Bijna een eeuw na het overlijden van Soane werd de architect Giles Gilbert Scott een trustee van het museum. Hij moet dus de tekening van de graftempel hebben zien hangen toen hij in 1925 meedong naar de opdracht om een nieuw ontwerp te maken voor de Britse telefooncel. Scott won met een ontwerp dat is gebaseerd op de tempel die Soane ontwierp.
De K2, zoals de telefooncel van Scott is gaan heten was vermaard, maar Scott ontwierp in de loop der jaren nog diverse andere varianten, waarvan de K6, uit 1935, ontworpen naar aanleiding van het zilveren kroningsjubileum van koning George V, de meest populaire is. De K6 is wat kleiner dan de K2, maar vanwege de variatie van de raampjes in de cel nog eleganter.

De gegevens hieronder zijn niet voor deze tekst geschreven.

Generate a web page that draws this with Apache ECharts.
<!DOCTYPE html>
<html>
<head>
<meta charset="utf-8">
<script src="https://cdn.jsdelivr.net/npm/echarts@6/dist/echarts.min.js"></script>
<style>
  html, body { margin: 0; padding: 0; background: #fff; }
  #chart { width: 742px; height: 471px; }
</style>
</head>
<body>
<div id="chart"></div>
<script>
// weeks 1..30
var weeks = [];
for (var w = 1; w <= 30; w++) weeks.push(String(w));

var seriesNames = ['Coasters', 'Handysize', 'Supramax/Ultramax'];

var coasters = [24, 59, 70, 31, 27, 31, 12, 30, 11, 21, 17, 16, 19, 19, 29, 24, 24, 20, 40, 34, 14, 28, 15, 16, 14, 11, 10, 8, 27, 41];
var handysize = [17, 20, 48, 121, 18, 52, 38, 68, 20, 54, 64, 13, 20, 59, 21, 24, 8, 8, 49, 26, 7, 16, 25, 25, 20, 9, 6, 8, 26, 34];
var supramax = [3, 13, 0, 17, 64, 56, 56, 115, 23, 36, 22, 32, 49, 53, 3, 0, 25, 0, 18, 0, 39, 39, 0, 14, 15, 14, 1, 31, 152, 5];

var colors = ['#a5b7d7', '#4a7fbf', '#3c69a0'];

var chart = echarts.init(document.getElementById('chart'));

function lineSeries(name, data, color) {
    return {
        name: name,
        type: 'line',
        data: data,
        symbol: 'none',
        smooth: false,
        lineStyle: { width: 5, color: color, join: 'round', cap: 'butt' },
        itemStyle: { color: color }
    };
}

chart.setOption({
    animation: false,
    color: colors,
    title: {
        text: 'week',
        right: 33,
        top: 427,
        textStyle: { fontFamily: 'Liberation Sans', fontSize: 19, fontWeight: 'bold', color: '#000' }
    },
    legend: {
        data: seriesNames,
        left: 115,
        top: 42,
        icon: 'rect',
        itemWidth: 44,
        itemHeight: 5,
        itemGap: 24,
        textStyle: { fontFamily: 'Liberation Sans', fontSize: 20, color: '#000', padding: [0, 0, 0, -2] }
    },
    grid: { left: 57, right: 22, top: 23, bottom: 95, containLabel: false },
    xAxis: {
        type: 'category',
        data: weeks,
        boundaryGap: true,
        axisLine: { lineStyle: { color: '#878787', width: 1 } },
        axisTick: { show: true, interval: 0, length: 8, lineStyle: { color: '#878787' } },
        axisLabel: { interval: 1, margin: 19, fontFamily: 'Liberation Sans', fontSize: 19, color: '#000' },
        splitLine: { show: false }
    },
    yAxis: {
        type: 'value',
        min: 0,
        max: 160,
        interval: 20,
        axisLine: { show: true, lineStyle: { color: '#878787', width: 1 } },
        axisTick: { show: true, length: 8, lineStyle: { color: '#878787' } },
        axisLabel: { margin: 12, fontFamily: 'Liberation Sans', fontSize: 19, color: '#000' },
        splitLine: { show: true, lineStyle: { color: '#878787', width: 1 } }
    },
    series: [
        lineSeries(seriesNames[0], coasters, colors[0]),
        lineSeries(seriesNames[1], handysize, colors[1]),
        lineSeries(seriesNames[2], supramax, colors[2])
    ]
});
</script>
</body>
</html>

Bij een nationale peiling naar ontwerpen waar de Britten trots op waren kwam de Rode Telefooncel als de ‘meest iconische’ uit de bus, ruim voor de dubbeldekker en de Britse Union Jack-vlag. Het was dan ook meer dan terecht dat de Royal Mail de telefooncel onderdeel maakte van een serie van tien postzegels met de favoriete Britse ontwerpen, al hoeft het niemand te verbazen dat de Penguin-pocket mijn favoriet is.
Wat die telefooncellen betreft herinner ik me een zoektocht, samen met Patrick, ruim tien jaar geleden, naar het kerkhof voor afgedankte telefooncellen, ergens langs het spoor tussen Redhill en Croydon, een dagelijkse hoogtepunt op de treinreis tussen London Bridge en Brighton.
We mochten er toen niet rondstruinen, op dat kerkhof. Dat was jammer. Nog steeds zou ik graag een oude cel op de kop tikken om er, in mijn volkstuintje, een kas van te maken. Alleen al van de gedachte om met de oude telefoon te kunnen sproeien, heb ik sinds die tijd veel plezier. Dat plezier is alleen maar groter nu ik weet dat Soane feitelijk de geestelijke vader van deze telefooncel is.